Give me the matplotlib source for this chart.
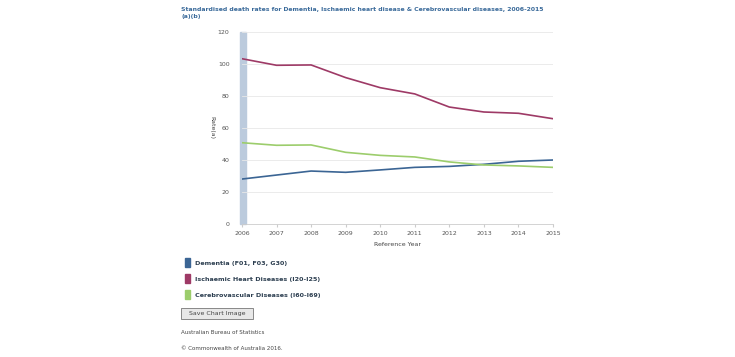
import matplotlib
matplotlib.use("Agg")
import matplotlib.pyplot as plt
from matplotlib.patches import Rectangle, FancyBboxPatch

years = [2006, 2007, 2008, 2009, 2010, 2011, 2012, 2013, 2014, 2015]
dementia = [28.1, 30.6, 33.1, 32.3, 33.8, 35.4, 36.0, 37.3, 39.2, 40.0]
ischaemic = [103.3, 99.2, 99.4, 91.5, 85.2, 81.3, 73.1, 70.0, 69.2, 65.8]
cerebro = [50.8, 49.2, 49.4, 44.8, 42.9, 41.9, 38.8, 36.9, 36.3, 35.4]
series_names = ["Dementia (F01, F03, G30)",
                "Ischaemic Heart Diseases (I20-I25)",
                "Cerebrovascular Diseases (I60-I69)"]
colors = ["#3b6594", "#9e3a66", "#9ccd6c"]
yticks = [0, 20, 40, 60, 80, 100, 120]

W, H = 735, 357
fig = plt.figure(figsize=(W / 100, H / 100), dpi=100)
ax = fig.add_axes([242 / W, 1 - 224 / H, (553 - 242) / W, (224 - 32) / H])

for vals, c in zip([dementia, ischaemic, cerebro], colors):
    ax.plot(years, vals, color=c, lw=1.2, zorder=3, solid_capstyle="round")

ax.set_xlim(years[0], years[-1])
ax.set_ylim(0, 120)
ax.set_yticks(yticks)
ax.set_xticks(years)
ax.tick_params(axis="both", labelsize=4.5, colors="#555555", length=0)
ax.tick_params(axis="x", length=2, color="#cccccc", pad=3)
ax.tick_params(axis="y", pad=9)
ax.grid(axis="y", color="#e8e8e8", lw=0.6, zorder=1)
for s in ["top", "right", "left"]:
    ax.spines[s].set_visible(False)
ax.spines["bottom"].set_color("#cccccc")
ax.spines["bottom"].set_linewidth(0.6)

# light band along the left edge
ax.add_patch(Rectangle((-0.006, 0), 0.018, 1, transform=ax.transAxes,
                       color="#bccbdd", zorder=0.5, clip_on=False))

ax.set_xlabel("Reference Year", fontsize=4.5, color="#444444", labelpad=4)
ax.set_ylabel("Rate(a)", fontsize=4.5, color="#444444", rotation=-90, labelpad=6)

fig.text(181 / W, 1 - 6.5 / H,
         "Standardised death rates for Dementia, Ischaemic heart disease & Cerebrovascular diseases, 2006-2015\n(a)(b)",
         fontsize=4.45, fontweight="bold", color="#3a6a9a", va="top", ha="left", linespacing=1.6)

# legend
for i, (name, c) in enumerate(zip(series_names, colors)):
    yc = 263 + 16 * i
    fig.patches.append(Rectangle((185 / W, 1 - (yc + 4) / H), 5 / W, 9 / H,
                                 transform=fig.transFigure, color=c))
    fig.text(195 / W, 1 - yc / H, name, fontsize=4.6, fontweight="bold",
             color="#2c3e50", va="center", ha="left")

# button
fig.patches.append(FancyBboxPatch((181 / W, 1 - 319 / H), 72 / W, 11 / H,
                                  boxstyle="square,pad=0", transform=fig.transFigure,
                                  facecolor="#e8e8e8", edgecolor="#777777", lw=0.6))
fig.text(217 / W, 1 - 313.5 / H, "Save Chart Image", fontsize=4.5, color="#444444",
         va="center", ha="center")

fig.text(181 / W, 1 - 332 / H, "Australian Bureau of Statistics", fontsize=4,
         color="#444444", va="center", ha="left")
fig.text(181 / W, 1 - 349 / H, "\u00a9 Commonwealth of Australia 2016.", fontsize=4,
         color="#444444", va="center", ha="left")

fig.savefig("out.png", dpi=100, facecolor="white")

--------------------------------

● What is needed
Begin at the first line of the material and copy each line exactly through the one containing "from matplotlib.patches import". Omit pictures.

● Finished answer
Give me the matplotlib source for this chart.
import matplotlib
matplotlib.use("Agg")
import matplotlib.pyplot as plt
from matplotlib.patches import Rectangle, FancyBboxPatch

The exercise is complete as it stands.